Our entire approach to education has become reactionary and CYA (cover your awkwardness?) in recent times, say the past two decades. It has become a public education system more of self-protection and political correctness than of education. If we are still teaching by example, I shudder to think of what these youngsters will be when they become my age. The picture forming is that of adults who check out every possible loophole, every possible way they may offend, and every possible risk, acceptable or not before they act.

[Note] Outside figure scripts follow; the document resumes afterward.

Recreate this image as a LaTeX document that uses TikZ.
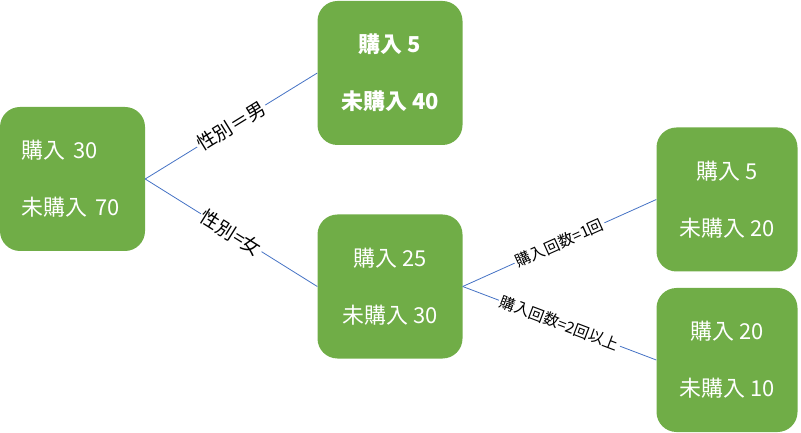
\documentclass[tikz,border=0pt]{standalone}
\usepackage{fontspec}
\setmainfont{Noto Sans CJK JP}

\definecolor{boxgreen}{HTML}{70AD47}
\definecolor{lineblue}{HTML}{4472C4}

\tikzset{
  box/.style={fill=boxgreen, rounded corners=20bp, text=white, align=center,
    minimum width=145bp, minimum height=144bp, font=\fontsize{22}{57}\selectfont},
  edge/.style={draw=lineblue, line width=0.8bp},
  cond/.style={midway, sloped, fill=white, text=black, inner sep=2bp,
    font=\fontsize{19}{22}\selectfont},
  condsmall/.style={cond, font=\fontsize{15.5}{18}\selectfont}
}

\begin{document}
\begin{tikzpicture}[x=1bp,y=-1bp]
  \useasboundingbox (0,0) rectangle (801,433);

  \node[box, align=left, text width=101bp, inner xsep=22bp] (root) at (72.5,179) {購入 30\\未購入 70};
  \node[box, font=\fontsize{22}{57}\selectfont\bfseries] (male) at (390,73) {購入 5\\未購入 40};
  \node[box] (female) at (390,286.5) {購入 25\\未購入 30};
  \node[box, minimum width=141bp] (once) at (727,199.5) {購入 5\\未購入 20};
  \node[box, minimum width=141bp] (twice) at (727,360) {購入 20\\未購入 10};

  \draw[edge] (root.east) -- (male.west) node[cond] {性別＝男};
  \draw[edge] (root.east) -- (female.west) node[cond] {性別=女};
  \draw[edge] (female.east) -- (once.west) node[condsmall] {購入回数=1回};
  \draw[edge] (female.east) -- (twice.west) node[condsmall] {購入回数=2回以上};
\end{tikzpicture}
\end{document}
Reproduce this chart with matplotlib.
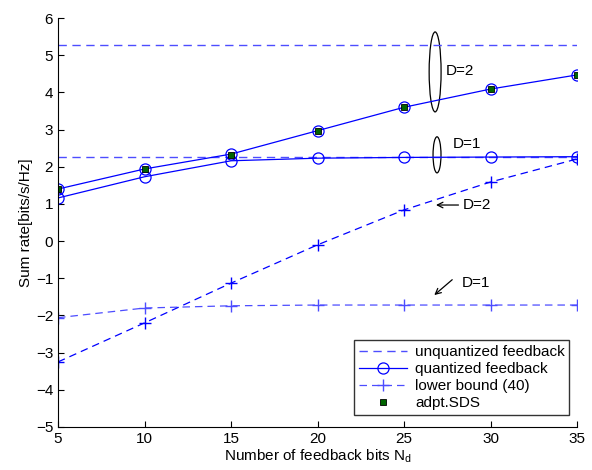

There was this commanding officer of mine who was a picture of that modern manager with no leadership skills. He was a precursor of sorts to the adults we are building, frighteningly akin to a growing number of “leaders” in today’s military. He could not decide anything without days of worry and without enormous self-doubt, without extreme distrust of all those of us who were charged with helping him. His management method (note I did not refer to it as leadership) did not work well during battle exercises, with air, surface and subsurface threats coming at us simultaneously! This is the type “leader” our schools are trying to develop. Do we really want that lack of imagination, that lack of "desire-to-act" in our leaders?

In short, our education system is developing lawyers, social workers, think tank geniuses, mid-level managers, and a host of followers, as well as managers at upper levels who have no decision-making skills. Our education system is no longer developing effective leaders who have the creative capacity and the strength of leadership skills to lead us out of problems, no matter how great.

Leaders. Remember them from your school days? They were the boys and girls, young men and young women, you noticed and who always seemed to not only know what to do, but did it. They also took full responsibility when their ideas didn’t work out. The leaders learned from their mistakes and were not afraid to take even more risks with their new experiential education processed into their ever working, ever blossoming brains. The young leaders were the creative ones who could “think outside the box” before thinking outside the box became a valueless, misunderstood cliché. They grew up to be adult leaders, who led rather than managed, who were able to identify, respond and resolve a problem before modern managers even realized there was a problem. And, no, they were seldom the best mannered kids, nor the ones with the highest marks, nor were they always in obvious leadership roles. They were the risk-takers and they always knew where they were going, no matter what.

How does this relate to underwear and shirt tails and school board thinking, and how does it tie into the needs of our educational system?

Easily. We need to start encouraging teachers to teach basics and to ensure those are well ingrained. We need for teachers to not worry so much about politically correct speech in our kids as in developing the ability to communicate their thoughts in a manner worthy of future leaders. We need to stop worrying so much if a shirt is tucked as we do to worry that the knowledge they need is tucked into their thirsty-for-knowledge minds. In short, we need to stop politicizing education. Let teachers teach and let us provide our schools with all the “goodies” needed to develop future leaders: modern science labs; language labs; well-paid professional teachers who know, thoroughly know, all about the subjects they teach.

Most of all, we need to nourish and push those of our children who exhibit leadership abilities toward working even harder to develop those skills and aptitudes of leadership. We need to encourage them, force them if need be, to “test their mettle,” so to speak, so they will be ready to take the reins from our soon-to-be feeble hands. We need to stop worrying about whether their shirt-tails are in or out; let’s raise our eyes from their belt-lines to their minds, and to their hearts.